The Oakdale High School swimming and diving team's roster reached nearly 50 athletes in the program's third season of existence last winter.
After winning the boys county championship and finishing a close second to the five-time defending champion Urbana girls, second-year coach Jared Minetola expected an increase in participation.
Instead, the Bears squad dropped to 38 members for the 2012-13 season.
The decrease in participation, however, is not limited to Oakdale.
Coaches agreed the Frederick County high school swim season likely will be missing some of its top-level talent.
At the season-ending coaches meeting last spring, the county's supervisor of athletics, Perry Baker, reinforced to coaches a six-year state eligibility rule that makes it difficult for swimmers to balance both high school and year-round swimming during the winter season.
When the Maryland Public Secondary Schools Athletic Association instituted a state championship swim meet in 2007, participating teams became obligated to abide by MPSSAA regulations.
A rule in the organization's handbook states that although students are permitted to participate in the same sport outside of school during the sport's season, those outside commitments cannot conflict with high school practice and competitions.
“The rule has been in effect for many years, but [Baker] provided some further explantation and gave a clearer description so coaches would have a better understanding for any coaches who might not have been as clear,” Middletown girls coach Stacey MacMillian said.
The ruling applies to all MPSSAA-sanctioned sports, but is particularly difficult in swimming and diving, mostly because of scheduling conflicts due to limited facilities, MacMillian added.

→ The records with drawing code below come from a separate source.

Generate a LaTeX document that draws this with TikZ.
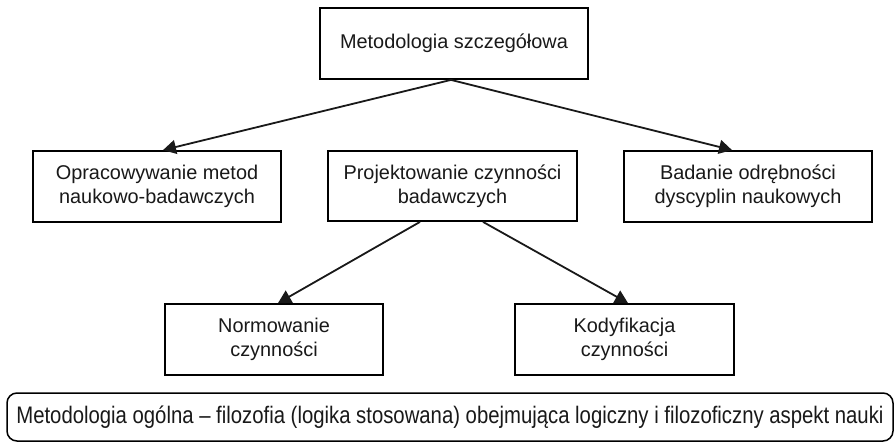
\documentclass[tikz,border=0pt]{standalone}
\usepackage{fontspec}
\setmainfont{Liberation Sans}
\usepackage{graphicx}
\usetikzlibrary{arrows.meta}
\begin{document}
\begin{tikzpicture}[x=1pt,y=-1pt,
  box/.style={draw=black, line width=1.8pt, align=center, inner sep=0pt,
    font=\fontsize{19.9}{24}\selectfont, text=black!90},
  conn/.style={line width=1.8pt, draw=black!90, -{Triangle[length=13pt,width=14pt]}}]
\useasboundingbox[fill=white] (0,0) rectangle (896,444);
\node[box, minimum width=268pt, minimum height=71pt] (top) at (454,43.5) {Metodologia szczegółowa};
\node[box, minimum width=248pt, minimum height=71pt] (left) at (157,186.5) {Opracowywanie metod\\naukowo-badawczych};
\node[box, minimum width=249pt, minimum height=70pt] (mid) at (452.5,186) {Projektowanie czynności\\badawczych};
\node[box, minimum width=248pt, minimum height=71pt] (right) at (748,186.5) {Badanie odrębności\\dyscyplin naukowych};
\node[box, minimum width=218pt, minimum height=71pt] (norm) at (274,339.5) {Normowanie\\czynności};
\node[box, minimum width=219pt, minimum height=71pt] (kod) at (624.5,339.5) {Kodyfikacja\\czynności};
\node[box, rounded corners=10pt, line width=1.5pt, minimum width=886pt, minimum height=48pt] (gen) at (450,417)
  {\scalebox{0.85}[1]{\fontsize{23.9}{26}\selectfont Metodologia ogólna – filozofia (logika stosowana) obejmująca logiczny i filozoficzny aspekt nauki}};
\draw[conn] ([xshift=-3pt]top.south) -- ([xshift=6pt]left.north);
\draw[conn] ([xshift=-3pt]top.south) -- ([xshift=-16pt]right.north);
\draw[conn] ([xshift=-32.5pt]mid.south) -- ([xshift=4pt]norm.north);
\draw[conn] ([xshift=30.5pt]mid.south) -- ([xshift=3.5pt]kod.north);
\end{tikzpicture}
\end{document}
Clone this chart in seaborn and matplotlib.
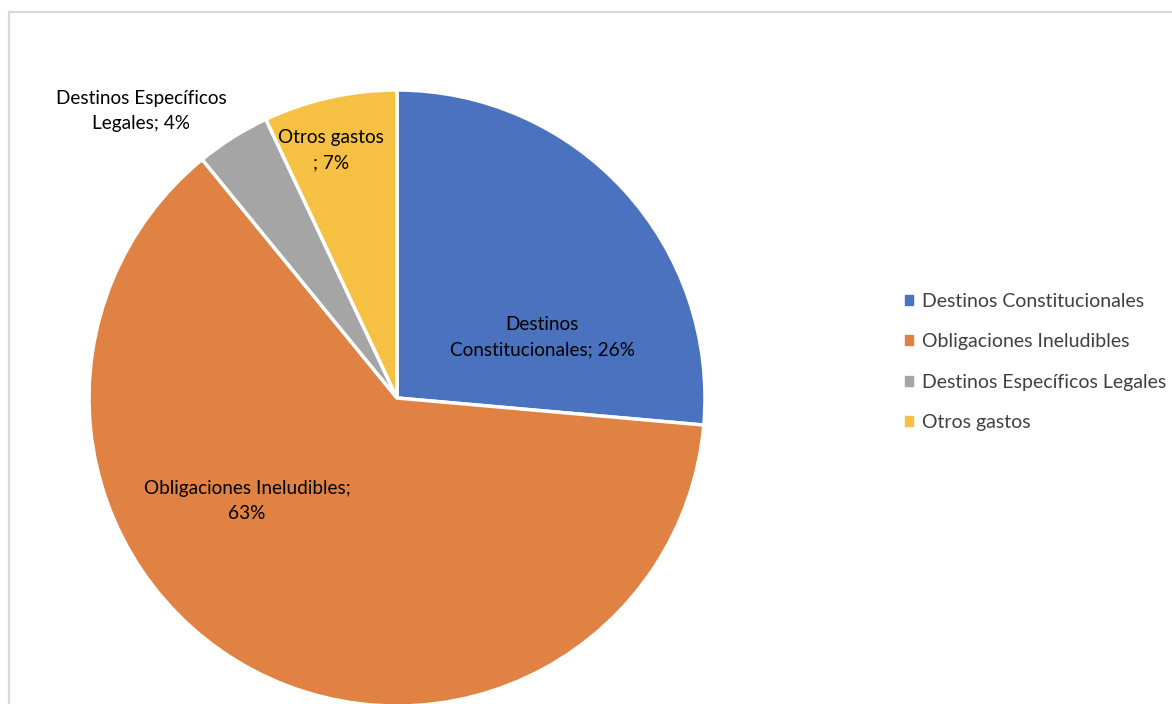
import matplotlib
matplotlib.use("Agg")
import matplotlib.pyplot as plt
import matplotlib.patches as mpatches
import seaborn as sns

# datos
categorias = ["Destinos Constitucionales", "Obligaciones Ineludibles",
              "Destinos Específicos Legales", "Otros gastos"]
valores = [26.4, 62.7, 3.9, 7.0]
etiquetas = ["Destinos\nConstitucionales; 26%", "Obligaciones Ineludibles;\n63%",
             "Destinos Específicos\nLegales; 4%", "Otros gastos\n; 7%"]
colores = ["#4a72bf", "#e08244", "#a5a5a5", "#f6c142"]

sns.set_theme(style="white")
plt.rcParams["font.family"] = ["Lato", "DejaVu Sans"]
paleta = sns.color_palette(colores)

fig = plt.figure(figsize=(11.72, 7.04), dpi=100)
W, H = 1172, 704

# marco gris claro
marco = mpatches.Rectangle((9 / W, -0.05), 1.2, (704 - 12) / H + 0.05,
                           transform=fig.transFigure, fill=False,
                           edgecolor="#d9d9d9", linewidth=1.6, zorder=0)
fig.patches.append(marco)

# pie: centro (397, 398) px, radio 308 px
cx, cy, r = 397, 398, 308
ax = fig.add_axes([(cx - r) / W, (H - cy - r) / H, 2 * r / W, 2 * r / H])
cunas, _ = ax.pie(valores, colors=paleta, startangle=90, counterclock=False,
                  radius=1, wedgeprops=dict(edgecolor="white", linewidth=2.5))
ax.set_xlim(-1, 1)
ax.set_ylim(-1, 1)
ax.axis("off")

# posiciones de las etiquetas (px en la imagen)
pos_etiquetas = [(542, 337), (247, 501), (141, 111), (331, 150)]
for txt, (px, py) in zip(etiquetas, pos_etiquetas):
    ax.text((px - cx) / r, (cy - py) / r, txt, ha="center", va="center",
            fontsize=13.7, color="black", linespacing=1.6, clip_on=False)

handles = [mpatches.Patch(color=c, label=l) for c, l in zip(paleta, categorias)]
fig.legend(handles=handles, loc="center left", bbox_to_anchor=(905 / W, 1 - 362 / H),
           frameon=False, fontsize=14, handlelength=0.4, handleheight=0.4,
           handletextpad=0.45, labelspacing=1.2, labelcolor="#404040",
           borderpad=0, borderaxespad=0)

fig.savefig("out.png", dpi=100)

MPSSAA Executive Director Ned Sparks said the issue hadn't showed up on his radar yet, but school systems are eligible to make proposals.
The MPSSAA is unlikely, however, to change the ruling, he added, because it's important for high school coaches to be in tune with their athletes.
“It's not too unlike what's going on now with concussions. Maybe a kid was playing with their club team over the weekend and suffered a concussion, but the high school coach doesn't know that,” Sparks said.
Progression in the sport of swimming is heavily reliant on repetition. Most high level club swimmers attend up to nine training sessions per week.
Fitting in an extra two or three practices in addition to competitions, can be quite strenuous.
“They are more tired. When you're swimming tired you have to make sure you're careful so there aren't an injuries because of that,” Tuscarora girls coach Laurie Szukalski said. “It's tough and it's not without complaints, but in order to swim [for high school] you have to comply with the rule.”
For many athletes, however, the couple months of extra fatigue is worth the opportunity to represent their school in the water.
Although swimming is primarily an individual sport, the high school season provides a team-oriented atmosphere many club athletes relish, Tuscarora boys coach Matt Ginalick added.
And though the absence of swimmers the caliber of Oakdale's Evan Kolovich, who was the third-highest scorer at last year's Class 3A/2A/1A state championship, will hurt Frederick County in its competition with dominant neighboring Montgomery County at the state level, there are many talented swimmers who still will get the chance to shine this winter.
And really, MacMillian said, that is what high school swimming is about, fostering a love for the sport and competition.
“It's too bad the high school season and year-round can't co-exist. In other sports it's year-round except for the high school season. Where I grew up high school was the big-time. I wish it could be like that,” Minetola said.